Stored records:
◇ ◇ ◇ ◇ ◇
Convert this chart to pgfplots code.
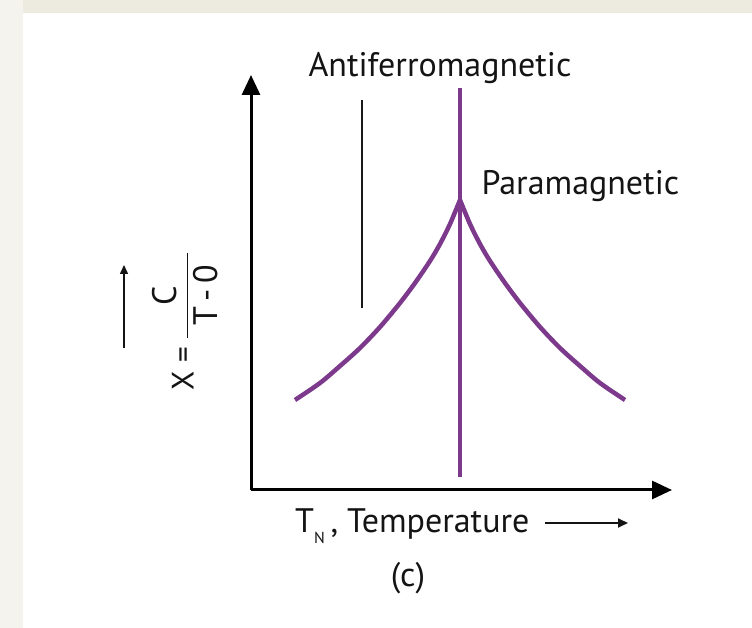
\documentclass[border=0pt]{standalone}
\usepackage{fontspec}
\setmainfont{PT Sans}
\usepackage{amsmath}
\usepackage{pgfplots}
\pgfplotsset{compat=1.18}
\usetikzlibrary{arrows.meta}
\definecolor{purp}{RGB}{125,58,140}
\definecolor{bgl}{RGB}{244,243,238}
\definecolor{bgt}{RGB}{237,234,223}
\definecolor{txt}{RGB}{20,20,20}
\newcommand{\fr}[1]{{\fontsize{34}{40}\selectfont #1}}
\begin{document}
\begin{tikzpicture}[x=1pt,y=1pt]
\fill[white] (0,0) rectangle (752,628);
\fill[bgt] (0,615) rectangle (752,628);
\fill[bgl] (0,0) rectangle (23,628);
\begin{axis}[at={(251pt,138pt)}, anchor=south west, scale only axis,
  width=421pt, height=415pt,
  xmin=251, xmax=672, ymin=138, ymax=553,
  axis lines=left,
  axis line style={line width=3pt, black, -{Triangle[length=20pt,width=18pt]}},
  xtick=\empty, ytick=\empty, clip=false]
% antiferromagnetic branch (left)
\addplot[purp, line width=4.5pt, smooth, tension=0.5] coordinates {
 (295,228) (320,245) (340,262) (360,280) (380,301) (400,325) (415,345) (430,367) (440,384) (450,404) (460,428)};
% paramagnetic branch (right)
\addplot[purp, line width=4.5pt, smooth, tension=0.5] coordinates {
 (460,428) (470,404) (480,384) (490,367) (505,345) (520,325) (540,301) (560,280) (580,262) (600,245) (625,228)};
% vertical line at T_N
\addplot[purp, line width=4.5pt] coordinates {(460,151) (460,540)};
% thin black line
\addplot[black!90, line width=2.2pt] coordinates {(362,320) (362,528)};
\node[anchor=base, text=txt, font=\fontsize{34}{40}\selectfont] at (axis cs:440,551) {Antiferromagnetic};
\node[anchor=base west, text=txt, font=\fontsize{34}{40}\selectfont] at (axis cs:478,433) {Paramagnetic};
\node[anchor=base west, text=txt, font=\fontsize{34}{40}\selectfont, inner sep=0pt] at (axis cs:295,95) {T\raisebox{-11pt}{\fontsize{16}{16}\selectfont N}\,, Temperature};
\draw[txt, line width=1.8pt, -{Triangle[length=10pt,width=9pt]}] (axis cs:545,105) -- (axis cs:628,105);
\node[text=txt, font=\fontsize{34}{40}\selectfont] at (axis cs:408,50) {(c)};
\node[rotate=90, text=txt, font=\fontsize{31}{36}\selectfont] at (axis cs:185,307) {X = $\genfrac{}{}{1.6pt}{0}{\makebox[85pt]{\fr{C}}}{\makebox[85pt]{\fr{T\,-\,0}}}$};
\draw[txt, line width=1.5pt, -{Triangle[length=9pt,width=8pt]}] (axis cs:124,280) -- (axis cs:124,363);
\end{axis}
\end{tikzpicture}
\end{document}
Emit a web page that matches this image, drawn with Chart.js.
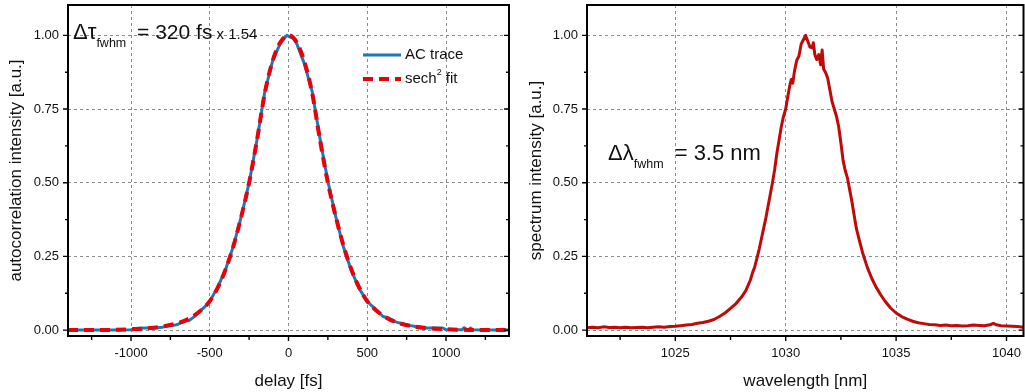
<!DOCTYPE html>
<html><head><meta charset="utf-8">
<script src="https://cdn.jsdelivr.net/npm/chart.js@4.4.0/dist/chart.umd.min.js"></script>
<style>
html,body{margin:0;padding:0;background:#fff;overflow:hidden;}
#wrap{position:relative;width:1025px;height:392px;background:#fff;}
#c1{position:absolute;left:0;top:0;}
#c2{position:absolute;left:520px;top:0;}
</style></head><body>
<div id="wrap"><canvas id="c1" width="520" height="392"></canvas><canvas id="c2" width="505" height="392"></canvas></div>
<script>
// ---- data ----
const acDelay = [-1400,-1300,-1200,-1100,-1000,-960,-900,-850,-800,-760,-720,-700,-660,-630,-600,-560,-520,-500,-450,-400,-350,-300,-250,-200,-150,-100,-50,-10,30,50,100,150,200,250,300,350,400,450,500,550,600,640,680,720,760,800,830,900,980,1000,1100,1115,1130,1145,1155,1170,1250,1400];
const acTrace = [0,0,0,0,0.001,0.006,0.007,0.007,0.010,0.015,0.017,0.020,0.030,0.033,0.045,0.065,0.085,0.098,0.145,0.205,0.285,0.385,0.50,0.645,0.81,0.915,0.975,1.0,0.99,0.975,0.905,0.81,0.65,0.505,0.385,0.28,0.20,0.14,0.097,0.072,0.046,0.040,0.028,0.022,0.016,0.013,0.007,0.007,0.007,0.001,0.001,0.008,0.002,0.001,0.007,0.001,0,0];

const fitDelay = [-1400,-1200,-1100,-1000,-900,-800,-700,-650,-600,-550,-500,-450,-400,-350,-300,-250,-200,-150,-100,-50,0,50,100,150,200,250,300,350,400,450,500,550,600,650,700,800,900,1000,1100,1200,1400];
const sechFit = [0,0,0.001,0.003,0.006,0.012,0.024,0.034,0.049,0.070,0.098,0.143,0.205,0.285,0.385,0.50,0.645,0.805,0.915,0.978,1.0,0.978,0.912,0.805,0.645,0.50,0.385,0.285,0.205,0.143,0.098,0.070,0.049,0.034,0.024,0.012,0.006,0.003,0.001,0,0];

const wavelength = [1021.0,1021.25,1021.5,1021.75,1022.0,1022.25,1022.5,1022.75,1023.0,1023.25,1023.5,1023.75,1024.0,1024.25,1024.5,1024.75,1025.0,1025.25,1025.5,1025.75,1026.0,1026.25,1026.5,1026.75,1027.0,1027.25,1027.5,1027.75,1028.0,1028.2,1028.4,1028.5,1028.6,1028.7,1028.8,1028.9,1029.0,1029.1,1029.2,1029.3,1029.4,1029.5,1029.6,1029.7,1029.8,1029.9,1030.0,1030.1,1030.2,1030.25,1030.32,1030.4,1030.5,1030.6,1030.7,1030.8,1030.9,1031.0,1031.1,1031.2,1031.25,1031.32,1031.4,1031.5,1031.58,1031.65,1031.72,1031.8,1031.9,1032.0,1032.1,1032.2,1032.3,1032.4,1032.5,1032.6,1032.7,1032.8,1032.9,1033.0,1033.1,1033.2,1033.35,1033.5,1033.7,1033.9,1034.1,1034.3,1034.5,1034.75,1035.0,1035.25,1035.5,1035.75,1036.0,1036.25,1036.5,1036.75,1037.0,1037.25,1037.5,1037.75,1038.0,1038.25,1038.5,1038.75,1039.0,1039.25,1039.4,1039.55,1039.75,1040.0,1040.25,1040.5,1040.75,1041.0];
const spectrum = [0.008,0.010,0.008,0.011,0.009,0.010,0.008,0.010,0.008,0.009,0.010,0.008,0.010,0.011,0.010,0.012,0.013,0.015,0.017,0.019,0.023,0.026,0.030,0.036,0.046,0.058,0.074,0.090,0.112,0.135,0.170,0.195,0.215,0.245,0.275,0.310,0.345,0.380,0.420,0.460,0.500,0.545,0.600,0.645,0.690,0.725,0.750,0.795,0.835,0.850,0.838,0.880,0.915,0.930,0.970,0.985,1.000,0.980,0.960,0.958,0.975,0.935,0.918,0.935,0.900,0.950,0.885,0.875,0.855,0.815,0.775,0.750,0.725,0.690,0.635,0.575,0.540,0.515,0.475,0.435,0.390,0.345,0.300,0.258,0.212,0.175,0.145,0.120,0.098,0.075,0.058,0.046,0.037,0.030,0.025,0.022,0.019,0.018,0.016,0.017,0.015,0.016,0.014,0.015,0.017,0.016,0.015,0.018,0.023,0.018,0.015,0.014,0.013,0.012,0.010,0.009];

const yTicks = [0, 0.25, 0.5, 0.75, 1.0];
const delayTicks = [-1000, -500, 0, 500, 1000];
const wlTicks = [1025, 1030, 1035, 1040];

// ---- styling ----
const FONT = '"Liberation Sans", Arial, Helvetica, sans-serif';
const TXT = '#111';
const GRID = '#8c8c8c';

function pts(xs, ys) { return xs.map((x, i) => ({ x: x, y: ys[i] })); }

const framePlugin = {
  id: 'frame',
  afterDraw(chart, args, o) {
    const { ctx, chartArea: a, scales } = chart;
    const xs = scales.x, ys = scales.y;
    ctx.save();
    ctx.strokeStyle = '#000';
    ctx.lineWidth = 1.4;
    const xt = o.xTicks, yt = o.yTicks;
    const xStep = xt[1] - xt[0], yStep = yt[1] - yt[0];
    ctx.beginPath();
    for (let v = xt[0] - xStep; v <= xt[xt.length - 1] + xStep; v += xStep / 2) {
      if (v < xs.min || v > xs.max) continue;
      const px = xs.getPixelForValue(v);
      const major = xt.some(t => Math.abs(t - v) < 1e-9);
      ctx.moveTo(px, a.bottom); ctx.lineTo(px, a.bottom + (major ? 5 : 4));
    }
    for (let v = yt[0] - yStep; v <= yt[yt.length - 1] + yStep; v += yStep / 2) {
      if (v < ys.min || v > ys.max) continue;
      const py = ys.getPixelForValue(v);
      const major = yt.some(t => Math.abs(t - v) < 1e-9);
      const L = major ? 5 : 3;
      ctx.moveTo(a.left, py); ctx.lineTo(a.left - L, py);
      ctx.moveTo(a.right, py); ctx.lineTo(a.right - L, py);
    }
    ctx.stroke();
    ctx.lineWidth = 2;
    ctx.strokeRect(a.left, a.top, a.right - a.left, a.bottom - a.top);
    if (o.label) {
      let x = a.left + o.label.dx;
      const y = ys.getPixelForValue(o.label.at);
      ctx.fillStyle = TXT;
      ctx.textBaseline = 'alphabetic';
      ctx.textAlign = 'left';
      for (const p of o.label.parts) {
        ctx.font = p.size + 'px ' + FONT;
        ctx.fillText(p.text, x, y + (p.dy || 0));
        x += ctx.measureText(p.text).width + (p.gap || 0);
      }
    }
    if (o.legend) {
      const lg = o.legend;
      chart.data.datasets.forEach((ds, i) => {
        const y = a.top + lg.top + i * lg.row;
        const x0 = a.right - lg.fromRight;
        ctx.strokeStyle = ds.borderColor;
        ctx.lineWidth = ds.borderWidth;
        ctx.setLineDash(ds.borderDash || []);
        ctx.beginPath(); ctx.moveTo(x0, y); ctx.lineTo(x0 + lg.lineLen, y); ctx.stroke();
        ctx.setLineDash([]);
        ctx.fillStyle = TXT;
        ctx.textBaseline = 'middle';
        let tx = x0 + lg.lineLen + 4;
        for (const p of lg.labels[i]) {
          ctx.font = p.size + 'px ' + FONT;
          ctx.fillText(p.text, tx, y + (p.dy || 0));
          tx += ctx.measureText(p.text).width;
        }
      });
    }
    ctx.restore();
  }
};

function axisX(min, max, ticks, title, height) {
  return {
    type: 'linear', min: min, max: max,
    afterBuildTicks: s => { s.ticks = ticks.map(v => ({ value: v })); },
    afterFit: s => { s.height = height; s.paddingLeft = 0; s.paddingRight = 0; s.paddingTop = 0; s.paddingBottom = 0; },
    grid: { color: GRID, lineWidth: 1, drawTicks: false },
    border: { display: false, dash: [3, 3] },
    ticks: { padding: 10, color: TXT, maxRotation: 0, autoSkip: false,
      font: { family: FONT, size: 13 }, callback: v => String(v) },
    title: { display: true, text: title, color: TXT, font: { family: FONT, size: 17 }, padding: { top: 5, bottom: 0 } }
  };
}
function axisY(title, width) {
  return {
    type: 'linear', min: -0.02, max: 1.103,
    afterBuildTicks: s => { s.ticks = yTicks.map(v => ({ value: v })); },
    afterFit: s => { s.width = width; s.paddingLeft = 0; s.paddingRight = 0; s.paddingTop = 0; s.paddingBottom = 0; },
    grid: { color: GRID, lineWidth: 1, drawTicks: false },
    border: { display: false, dash: [3, 3] },
    ticks: { padding: 9, color: TXT, font: { family: FONT, size: 13 }, callback: v => v.toFixed(2) },
    title: { display: true, text: title, color: TXT, font: { family: FONT, size: 17 }, padding: { top: 6, bottom: 0 } }
  };
}

const common = {
  responsive: false, animation: false, devicePixelRatio: 1,
  plugins: { legend: { display: false }, tooltip: { enabled: false } },
  elements: { point: { radius: 0 }, line: { tension: 0 } }
};

new Chart(document.getElementById('c1'), {
  type: 'line',
  data: { datasets: [
    { label: 'AC trace', order: 2, data: pts(acDelay, acTrace), borderColor: '#1f77b4', borderWidth: 3, fill: false, borderJoinStyle: 'round' },
    { label: 'sech2 fit', order: 1, data: pts(fitDelay, sechFit), borderColor: '#e8000b', borderWidth: 4, borderDash: [10, 6], fill: false, cubicInterpolationMode: 'monotone' }
  ]},
  options: Object.assign({}, common, {
    layout: { padding: { top: 5, right: 11, left: 0, bottom: 0 } },
    scales: { x: axisX(-1400, 1400, delayTicks, 'delay [fs]', 56), y: axisY('autocorrelation intensity [a.u.]', 68) },
    plugins: Object.assign({}, common.plugins, { frame: {
      xTicks: delayTicks, yTicks: yTicks,
      label: { dx: 5, at: 0.986, parts: [
        { text: 'Δτ', size: 22 }, { text: 'fwhm', size: 12.5, dy: 8, gap: 5 },
        { text: ' = 320 fs', size: 21 }, { text: ' x 1.54', size: 15 } ] },
      legend: { top: 50, row: 24, fromRight: 146, lineLen: 38, labels: [
        [ { text: 'AC trace', size: 15 } ],
        [ { text: 'sech', size: 15 }, { text: '2', size: 9, dy: -6 }, { text: ' fit', size: 15 } ] ] }
    } })
  }),
  plugins: [framePlugin]
});

new Chart(document.getElementById('c2'), {
  type: 'line',
  data: { datasets: [
    { label: 'spectrum', data: pts(wavelength, spectrum), borderColor: '#bf0a0a', borderWidth: 3, fill: false, borderJoinStyle: 'round' }
  ]},
  options: Object.assign({}, common, {
    layout: { padding: { top: 5, right: 1.5, left: 0, bottom: 0 } },
    scales: { x: axisX(1021.0, 1040.77, wlTicks, 'wavelength [nm]', 56), y: axisY('spectrum intensity [a.u.]', 67) },
    plugins: Object.assign({}, common.plugins, { frame: {
      xTicks: wlTicks, yTicks: yTicks,
      label: { dx: 21, at: 0.578, parts: [
        { text: 'Δλ', size: 22 }, { text: 'fwhm', size: 12.5, dy: 8, gap: 5 },
        { text: ' = 3.5 nm', size: 22 } ] }
    } })
  }),
  plugins: [framePlugin]
});
</script>
</body></html>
◇ ◇ ◇ ◇ ◇
What the task asks:
Gather from the records above every line containing the string "this".

The response:
Convert this chart to pgfplots code.
Emit a web page that matches this image, drawn with Chart.js.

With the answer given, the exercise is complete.